Live-visualization for experimental data aquisition
Providing data integration for laser-plasma accelerator experiments requires a flexible infrastructure that is easily extendable and can be accessed straight-forward. This not only eases the everyday operations of experimentalists, but also enables fast development and deployment of machine learning methods. Therefore, we propose a novel combination of several existing components such as mongoDB, Grafana, and Kafka, to approach this task. The data, which is ingested live during the experiments, is visualized using interactive plots in an easy-to-access Grafana dashboard.

Surrogate model to identify electron injection
The plasma dynamics in laser-plasma accelerators are in most cases inaccessible to direct measurements.

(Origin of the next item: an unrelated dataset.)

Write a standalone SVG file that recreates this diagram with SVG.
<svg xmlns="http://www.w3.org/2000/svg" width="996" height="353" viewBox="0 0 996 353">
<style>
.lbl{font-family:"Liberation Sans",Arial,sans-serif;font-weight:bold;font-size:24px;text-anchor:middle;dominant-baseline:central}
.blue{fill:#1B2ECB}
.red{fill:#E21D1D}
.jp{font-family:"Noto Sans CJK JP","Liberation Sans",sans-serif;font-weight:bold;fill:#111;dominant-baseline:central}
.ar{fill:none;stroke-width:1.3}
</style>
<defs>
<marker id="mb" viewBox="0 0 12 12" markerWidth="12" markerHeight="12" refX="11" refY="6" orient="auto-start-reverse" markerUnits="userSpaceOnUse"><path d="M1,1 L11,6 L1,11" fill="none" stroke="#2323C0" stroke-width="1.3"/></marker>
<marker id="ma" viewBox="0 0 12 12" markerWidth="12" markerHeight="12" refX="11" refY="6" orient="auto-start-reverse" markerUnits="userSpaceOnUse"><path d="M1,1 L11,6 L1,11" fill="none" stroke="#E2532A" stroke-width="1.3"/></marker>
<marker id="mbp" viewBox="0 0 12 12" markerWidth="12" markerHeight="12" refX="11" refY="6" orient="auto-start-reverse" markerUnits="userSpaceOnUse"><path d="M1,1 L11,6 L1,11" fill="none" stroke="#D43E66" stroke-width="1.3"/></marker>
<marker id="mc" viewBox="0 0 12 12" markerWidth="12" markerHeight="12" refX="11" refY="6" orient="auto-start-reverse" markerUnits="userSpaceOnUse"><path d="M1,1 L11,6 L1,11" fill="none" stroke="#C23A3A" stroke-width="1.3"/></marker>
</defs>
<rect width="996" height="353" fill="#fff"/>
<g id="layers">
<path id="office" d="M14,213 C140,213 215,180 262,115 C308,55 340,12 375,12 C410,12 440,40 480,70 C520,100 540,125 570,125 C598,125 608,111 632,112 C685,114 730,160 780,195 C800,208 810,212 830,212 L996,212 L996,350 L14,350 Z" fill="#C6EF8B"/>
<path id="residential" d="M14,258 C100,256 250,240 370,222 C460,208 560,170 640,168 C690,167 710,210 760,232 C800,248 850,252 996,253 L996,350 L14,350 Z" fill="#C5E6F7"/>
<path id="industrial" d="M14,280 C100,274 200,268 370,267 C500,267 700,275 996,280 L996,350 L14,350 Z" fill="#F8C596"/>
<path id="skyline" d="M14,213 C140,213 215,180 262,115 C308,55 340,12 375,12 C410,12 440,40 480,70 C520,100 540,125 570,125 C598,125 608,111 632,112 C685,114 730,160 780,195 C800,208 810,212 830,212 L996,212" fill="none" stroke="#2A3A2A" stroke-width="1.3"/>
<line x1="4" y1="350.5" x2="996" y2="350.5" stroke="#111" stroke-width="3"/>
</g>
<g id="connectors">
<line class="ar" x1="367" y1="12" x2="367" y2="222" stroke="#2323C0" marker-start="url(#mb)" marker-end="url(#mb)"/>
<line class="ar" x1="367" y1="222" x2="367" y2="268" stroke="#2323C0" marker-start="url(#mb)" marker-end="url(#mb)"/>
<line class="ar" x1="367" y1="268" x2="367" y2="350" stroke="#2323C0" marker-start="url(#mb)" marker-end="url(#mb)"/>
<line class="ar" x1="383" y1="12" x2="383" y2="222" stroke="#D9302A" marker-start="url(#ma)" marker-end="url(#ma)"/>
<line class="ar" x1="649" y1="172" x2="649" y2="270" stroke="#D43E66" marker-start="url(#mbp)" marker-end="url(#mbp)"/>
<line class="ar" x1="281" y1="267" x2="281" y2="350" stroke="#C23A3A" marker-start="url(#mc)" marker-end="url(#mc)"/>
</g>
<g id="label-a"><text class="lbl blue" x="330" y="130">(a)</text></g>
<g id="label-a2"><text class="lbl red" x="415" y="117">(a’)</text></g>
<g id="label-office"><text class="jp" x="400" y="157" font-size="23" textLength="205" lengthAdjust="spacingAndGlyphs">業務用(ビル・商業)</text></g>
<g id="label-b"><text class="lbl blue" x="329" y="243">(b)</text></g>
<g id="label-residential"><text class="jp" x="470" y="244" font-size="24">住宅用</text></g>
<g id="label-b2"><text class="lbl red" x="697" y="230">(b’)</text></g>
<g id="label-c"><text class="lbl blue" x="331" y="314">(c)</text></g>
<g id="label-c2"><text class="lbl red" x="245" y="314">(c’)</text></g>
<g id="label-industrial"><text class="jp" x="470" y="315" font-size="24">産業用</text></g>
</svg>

The emitted radiation from the electrons inside the plasma, however, contains information about the electron motion and thus about the relevant plasma dynamics but is hard to interpret and thus does not allow for direct interpretation. We propose an invertible-neural-network (INN) based method, radINN, that is capable of translating the emitted radiation spectra to the amount of injected charge over time. The model was trained using synthetic radiation spectra from large-scale particle-in-cell simulations. Its capabilities in identifying the injection process using "wave-breaking radiation" already exceed the capability of human domain experts.

Towards digital twins of LPA driven FELs
Understanding and control of Laser-driven Free Electron Lasers remain to be difficult problems that require highly intensive experimental and theoretical research. The gap between simulated and experimentally collected data might complicate studies and interpretation of obtained results. In this work we developed a deep learning based surrogate that could help to fill in this gap. We introduce a surrogate model based on normalising flows for conditional phase-space representation of electron clouds in a FEL beamline. Achieved results let us discuss further benefits and limitations in exploitability of the models to gain deeper understanding of fundamental processes within a beamline.